Fondé par Bruno Latour il y a plus de vingt ans et aujourd’hui coordonné par Madeleine Akrich, le cours « Description de controverses » a pour objectif de former les futurs ingénieurs à la complexité des controverses socio-techniques avec lesquelles ils devront composer aussi bien en tant que citoyens que futurs professionnels. Répartis par groupe de cinq, les étudiants enquêtent pendant plusieurs mois sur des sujets proposés par l’équipe pédagogique constituée par les chercheurs du Centre de sociologie de l’innovation [laboratoire Mines/CNRS de recherche en sciences sociales]. Le travail de chaque groupe est plus particulièrement suivi par un binôme de tuteurs. Les résultats de l’enquête sont restitués sous forme de site web.
Des centaines de sujets ont été traités au fil des ans, comme l'affaire des bébés nés sans bras, le glyphosate, les perturbateurs endocriniens, les pesticides, la maladie de Lyme, mais aussi des sujets de société comme l'homoparentalité ou la régulation des marchés financiers.

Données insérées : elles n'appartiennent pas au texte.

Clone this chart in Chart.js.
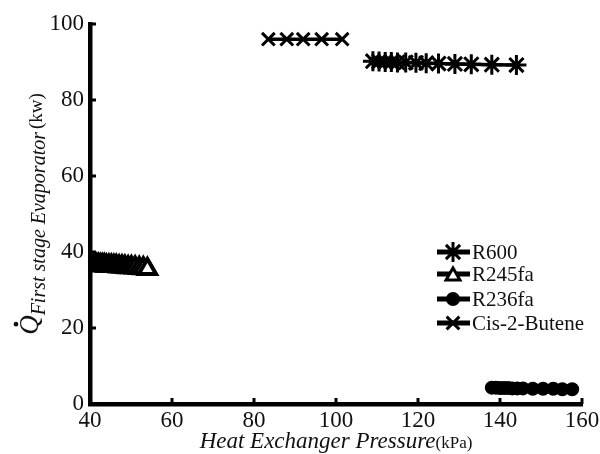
<!DOCTYPE html>
<html>
<head>
<meta charset="utf-8">
<script src="https://cdn.jsdelivr.net/npm/chart.js@4/dist/chart.umd.min.js"></script>
<style>
  html, body { margin: 0; padding: 0; background: #fff; }
  #wrap { width: 600px; height: 454px; }
</style>
</head>
<body>
<div id="wrap"><canvas id="c" width="600" height="454"></canvas></div>
<script>
const X_TICKS = [40, 60, 80, 100, 120, 140, 160];
const Y_TICKS = [0, 20, 40, 60, 80, 100];

const R600_X = [109, 110.5, 112, 113.5, 115, 117, 119.5, 122, 125, 129, 133, 138, 144];
const R600_Y = [90.2, 90.1, 90.0, 90.0, 89.9, 89.9, 89.8, 89.7, 89.6, 89.5, 89.4, 89.3, 89.2];

const R245FA_X = [41, 41.5, 42, 42.5, 43, 43.5, 44, 44.6, 45.2, 45.8, 46.4, 47.1, 47.8, 48.5, 49.3, 50.1, 51, 52, 53, 54];
const R245FA_Y = [36.6, 36.6, 36.6, 36.5, 36.5, 36.5, 36.4, 36.4, 36.4, 36.3, 36.3, 36.2, 36.2, 36.1, 36.0, 36.0, 35.9, 35.8, 35.7, 35.5];

const R236FA_X = [138, 139, 140, 141, 142, 143, 144.2, 145.6, 148, 150.5, 153, 155.2, 157.6];
const R236FA_Y = [4.3, 4.3, 4.2, 4.2, 4.2, 4.1, 4.1, 4.1, 4.0, 4.0, 4.0, 3.9, 3.9];

const CIS_X = [83.5, 88, 92, 96.5, 101.5];
const CIS_Y = [96.0, 96.0, 96.0, 96.0, 96.0];

const SERIES = [
  { label: 'R600',         xs: R600_X,   ys: R600_Y,   style: 'star',     radius: 10 },
  { label: 'R245fa',       xs: R245FA_X, ys: R245FA_Y, style: 'triangle', radius: 10 },
  { label: 'R236fa',       xs: R236FA_X, ys: R236FA_Y, style: 'circle',   radius: 5.5 },
  { label: 'Cis-2-Butene', xs: CIS_X,    ys: CIS_Y,    style: 'crossRot', radius: 9 },
];

const SERIF = '"Liberation Serif", "DejaVu Serif", serif';

// inward tick marks, axis titles and the inset legend
const decorPlugin = {
  id: 'decor',
  afterDraw(chart) {
    const { ctx, chartArea, scales } = chart;
    const xs = scales.x, ys = scales.y;
    ctx.save();
    ctx.strokeStyle = '#000';
    ctx.lineWidth = 3;
    X_TICKS.forEach(v => {
      const px = xs.getPixelForValue(v);
      ctx.beginPath();
      ctx.moveTo(px, chartArea.bottom);
      ctx.lineTo(px, chartArea.bottom - 6);
      ctx.stroke();
    });
    Y_TICKS.forEach(v => {
      const py = ys.getPixelForValue(v);
      ctx.beginPath();
      ctx.moveTo(chartArea.left, py);
      ctx.lineTo(chartArea.left + 6, py);
      ctx.stroke();
    });

    // x title: italic part + small (kPa)
    ctx.fillStyle = '#111';
    ctx.textBaseline = 'alphabetic';
    const t1 = 'Heat Exchanger Pressure';
    const t2 = '(kPa)';
    ctx.font = 'italic 23px ' + SERIF;
    const w1 = ctx.measureText(t1).width;
    ctx.font = '17px ' + SERIF;
    const w2 = ctx.measureText(t2).width;
    let sx = 336 - (w1 + w2) / 2;
    ctx.font = 'italic 23px ' + SERIF;
    ctx.fillText(t1, sx, 448);
    ctx.font = '17px ' + SERIF;
    ctx.fillText(t2, sx + w1, 448);

    // y title, rotated
    ctx.save();
    ctx.translate(38, 214);
    ctx.rotate(-Math.PI / 2);
    const q = 'Q';
    const sub = 'First stage Evaporator';
    const unit = '(kw)';
    ctx.font = 'italic 27px ' + SERIF;
    const wq = ctx.measureText(q).width;
    ctx.font = 'italic 20px ' + SERIF;
    const ws = ctx.measureText(sub).width;
    ctx.font = '19px ' + SERIF;
    const wu = ctx.measureText(unit).width;
    let p = -(wq + ws + wu + 3) / 2;
    ctx.font = 'italic 27px ' + SERIF;
    ctx.fillText(q, p, 0);
    // dot over Q
    ctx.beginPath();
    ctx.arc(p + wq * 0.55, -22, 2.3, 0, Math.PI * 2);
    ctx.fill();
    p += wq;
    ctx.font = 'italic 20px ' + SERIF;
    ctx.fillText(sub, p, 7);
    p += ws + 3;
    ctx.font = '19px ' + SERIF;
    ctx.fillText(unit, p, 4);
    ctx.restore();

    // legend
    const rows = [252, 274, 299, 323];
    SERIES.forEach((s, i) => {
      const y = rows[i];
      ctx.strokeStyle = '#000';
      ctx.lineWidth = 5;
      ctx.beginPath();
      ctx.moveTo(437, y);
      ctx.lineTo(470, y);
      ctx.stroke();
      ctx.fillStyle = s.style === 'triangle' ? '#fff' : '#000';
      ctx.lineWidth = 3;
      const r = s.style === 'triangle' ? 8 : s.radius;
      Chart.helpers.drawPoint(ctx, { pointStyle: s.style, radius: r, rotation: 0, borderWidth: 3 }, 453, s.style === 'triangle' ? y + 2 : y);
      ctx.fillStyle = '#111';
      ctx.font = '21px ' + SERIF;
      ctx.textBaseline = 'middle';
      ctx.fillText(s.label, 472, y + 1);
    });
    ctx.restore();
  },
};

new Chart(document.getElementById('c'), {
  type: 'scatter',
  data: {
    datasets: SERIES.map(s => ({
      label: s.label,
      data: s.xs.map((x, i) => ({ x, y: s.ys[i] })),
      showLine: true,
      borderColor: '#000',
      borderWidth: 3.5,
      pointStyle: s.style,
      pointRadius: s.radius,
      pointBorderWidth: s.style === 'triangle' ? 4 : 3,
      pointBorderColor: '#000',
      pointBackgroundColor: s.style === 'triangle' ? '#fff' : '#000',
    })),
  },
  options: {
    responsive: false,
    animation: false,
    layout: { padding: { top: 24, right: 18, left: 0, bottom: 0 } },
    plugins: { legend: { display: false }, tooltip: { enabled: false } },
    scales: {
      x: {
        type: 'linear',
        min: 40, max: 160,
        afterFit: s => { s.height = 50; },
        afterBuildTicks: s => { s.ticks = X_TICKS.map(v => ({ value: v })); },
        ticks: { color: '#111', font: { family: SERIF, size: 23 }, padding: -5, maxRotation: 0 },
        grid: { display: false },
        border: { display: true, color: '#000', width: 4.5 },
      },
      y: {
        type: 'linear',
        min: 0, max: 100,
        afterFit: s => { s.width = 90; },
        afterBuildTicks: s => { s.ticks = Y_TICKS.map(v => ({ value: v })); },
        ticks: { color: '#111', font: { family: SERIF, size: 23 }, padding: -2 },
        grid: { display: false },
        border: { display: true, color: '#000', width: 4.5 },
      },
    },
  },
  plugins: [decorPlugin],
});
</script>
</body>
</html>
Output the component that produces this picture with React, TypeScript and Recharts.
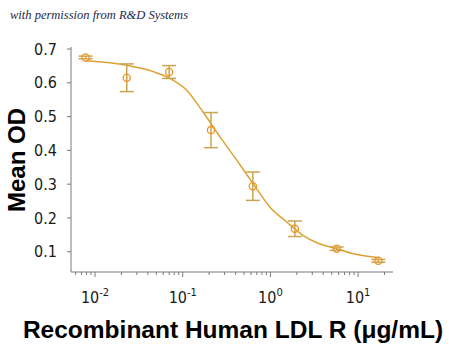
import React from "react";
import { ComposedChart, Line, Scatter, ErrorBar, XAxis, YAxis } from "recharts";

// Measured points (concentration in µg/mL, mean OD, error)
const conc = [0.0078, 0.023, 0.07, 0.21, 0.63, 1.9, 5.7, 17];
const meanOD = [0.675, 0.615, 0.632, 0.46, 0.294, 0.168, 0.109, 0.073];
const errOD = [0.004, 0.041, 0.019, 0.052, 0.042, 0.023, 0.005, 0.004];

// Fitted curve
const curveX = [0.00783, 0.023, 0.0462, 0.0716, 0.111, 0.172, 0.266, 0.413, 0.638, 0.989, 1.535, 2.37, 3.68, 5.7, 8.81, 17.46];
const curveY = [0.665, 0.652, 0.633, 0.613, 0.578, 0.512, 0.44, 0.371, 0.301, 0.232, 0.188, 0.148, 0.123, 0.109, 0.094, 0.082];

// Axis ticks
const majorTicks = [0.01, 0.1, 1, 10];
const minorTicks = [
  0.006, 0.007, 0.008, 0.009,
  0.02, 0.03, 0.04, 0.05, 0.06, 0.07, 0.08, 0.09,
  0.2, 0.3, 0.4, 0.5, 0.6, 0.7, 0.8, 0.9,
  2, 3, 4, 5, 6, 7, 8, 9, 20,
];
const yTicks = [0.1, 0.2, 0.3, 0.4, 0.5, 0.6, 0.7];

const points = conc.map((x, i) => ({ x, y: meanOD[i], err: errOD[i] }));
const curve = curveX.map((x, i) => ({ x, y: curveY[i] }));
const allXTicks = [...minorTicks, ...majorTicks].sort((a, b) => a - b);

const AXIS = "#7a7a7a";
const NARROW = "'Liberation Sans Narrow', 'DejaVu Sans Condensed', 'Roboto Condensed', sans-serif";

const XTick = (props: any) => {
  const { x, y, payload } = props;
  const v = payload.value;
  const major = majorTicks.includes(v);
  const exp = Math.round(Math.log10(v));
  return (
    <g>
      <line x1={x} x2={x} y1={y} y2={y + (major ? 5 : 3)} stroke={AXIS} strokeWidth={1} />
      {major && (
        <text x={x} y={y + 31} textAnchor="middle" fontFamily={NARROW} fontSize={16} fill="#1a1a1a">
          <tspan>10</tspan>
          <tspan dy={-7} fontSize={11}>{String(exp)}</tspan>
        </text>
      )}
    </g>
  );
};

const Dot = (props: any) => {
  const { cx, cy } = props;
  if (cx == null || cy == null) return null;
  return <circle cx={cx} cy={cy} r={3.6} fill="none" stroke="#EE9320" strokeWidth={1.3} />;
};

export default function App() {
  return (
    <div style={{ position: "fixed", left: 0, top: 0, width: 450, height: 350, background: "#fff" }}>
      <ComposedChart
        width={450}
        height={350}
        margin={{ top: 47, right: 57, left: 0, bottom: 0 }}
      >
        <XAxis
          dataKey="x"
          type="number"
          scale="log"
          domain={[0.00532, 25]}
          allowDataOverflow
          ticks={allXTicks}
          interval={0}
          tick={<XTick />}
          tickLine={false}
          tickSize={0}
          tickMargin={0}
          height={78}
          axisLine={{ stroke: AXIS, strokeWidth: 1 }}
        />
        <YAxis
          type="number"
          domain={[0.04, 0.706]}
          allowDataOverflow
          ticks={yTicks}
          interval={0}
          width={71}
          tickSize={4}
          tickMargin={10}
          tickLine={{ stroke: AXIS }}
          axisLine={{ stroke: AXIS, strokeWidth: 1 }}
          tick={{ fontSize: 16, fontFamily: NARROW, fill: "#1a1a1a" }}
        />
        <Line
          data={curve}
          dataKey="y"
          type="monotone"
          stroke="#DCA232"
          strokeWidth={1.5}
          dot={false}
          activeDot={false}
          isAnimationActive={false}
        />
        <Scatter data={points} dataKey="y" shape={<Dot />} isAnimationActive={false}>
          <ErrorBar dataKey="err" direction="y" width={7} stroke="#CBA452" strokeWidth={1.5} isAnimationActive={false} />
        </Scatter>
      </ComposedChart>
      <svg
        width={450}
        height={350}
        style={{ position: "absolute", left: 0, top: 0, pointerEvents: "none" }}
      >
        <text x={10} y={19} fontFamily="'Liberation Serif', 'DejaVu Serif', serif" fontStyle="italic" fontSize={12.5} fill="#1c2848">
          with permission from R&amp;D Systems
        </text>
        <text
          x={25}
          y={160}
          transform="rotate(-90 25 160)"
          textAnchor="middle"
          fontFamily="'Liberation Sans', Arial, sans-serif"
          fontWeight="bold"
          fontSize={24}
          fill="#000"
        >
          Mean OD
        </text>
        <text
          x={233}
          y={338}
          textAnchor="middle"
          fontFamily="'Liberation Sans', Arial, sans-serif"
          fontWeight="bold"
          fontSize={24.5}
          fill="#000"
        >
          Recombinant Human LDL R (μg/mL)
        </text>
      </svg>
    </div>
  );
}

Le syndrome du bébé secoué a été traité par cinq étudiants de la promotion 2018, mais il avait également été traité 15 ans plus tôt par des étudiants de la promotion 2003. Déjà à l'époque, des questions se posaient sur la validité scientifique des diagnostics.
Le site du cours précise la démarche qui doit être suivie par les étudiants :
Dans le cadre du cours « Description de controverses », l’étude de controverse consiste en une étude de cas. Un groupe d’élèves suit une controverse en temps réel, pour en découvrir la complexité, la singularité. L’encadrement est assuré par une équipe de sociologues spécialisés dans l’analyse des sciences et des techniques, qui accompagnent les élèves dans le développement d’un point de vue empirique pragmatique et argumenté. Il s’agit de « cartographier » la controverse c’est-à-dire d’apprendre à repérer les acteurs, les enjeux, les nœuds, les issues ; et aussi d’identifier les différents arguments, leur registre, leur lien avec les différents acteurs impliqués. Car la situation de controverse est loin de se résumer à une opposition binaire « pour ou contre un projet ». En réalité, le problème qui semble global est éclaté en de multiples points de débat, autant de mini controverses dans la controverse. Les différents acteurs peuvent se rencontrer sur certains points précis mais diverger sur d’autres, l’ensemble des convergences et divergences évoluant dans le temps.
L’exercice proposé aux élèves suppose d’éviter les stéréotypes et les idées reçues (sur l’irrationalité des profanes, sur la mainmise des intérêts partisans, etc.), d’adopter une attitude d’écoute compréhensive, d’ouverture curieuse et de prêter attention aux détails des arguments, des histoires, des positions. Il ne s’agit pas de prendre parti mais d’être objectif, dans le sens où les analyses produites s’appuient empiriquement sur des matériaux d’enquête. Ceci implique d’être à l’écoute des diverses voix qui s’expriment dans la controverse : porter attention aux diverses positions, en les prenant toutes en compte sans a priori et en en examinant le poids. Un tel positionnement n’interdit nullement aux élèves de se former leur propre opinion et de proposer, au terme de leur analyse une perspective critique. Ils peuvent éventuellement formuler en conclusion de leur analyse, leurs critiques, leurs préconisations, les scénarios envisageables.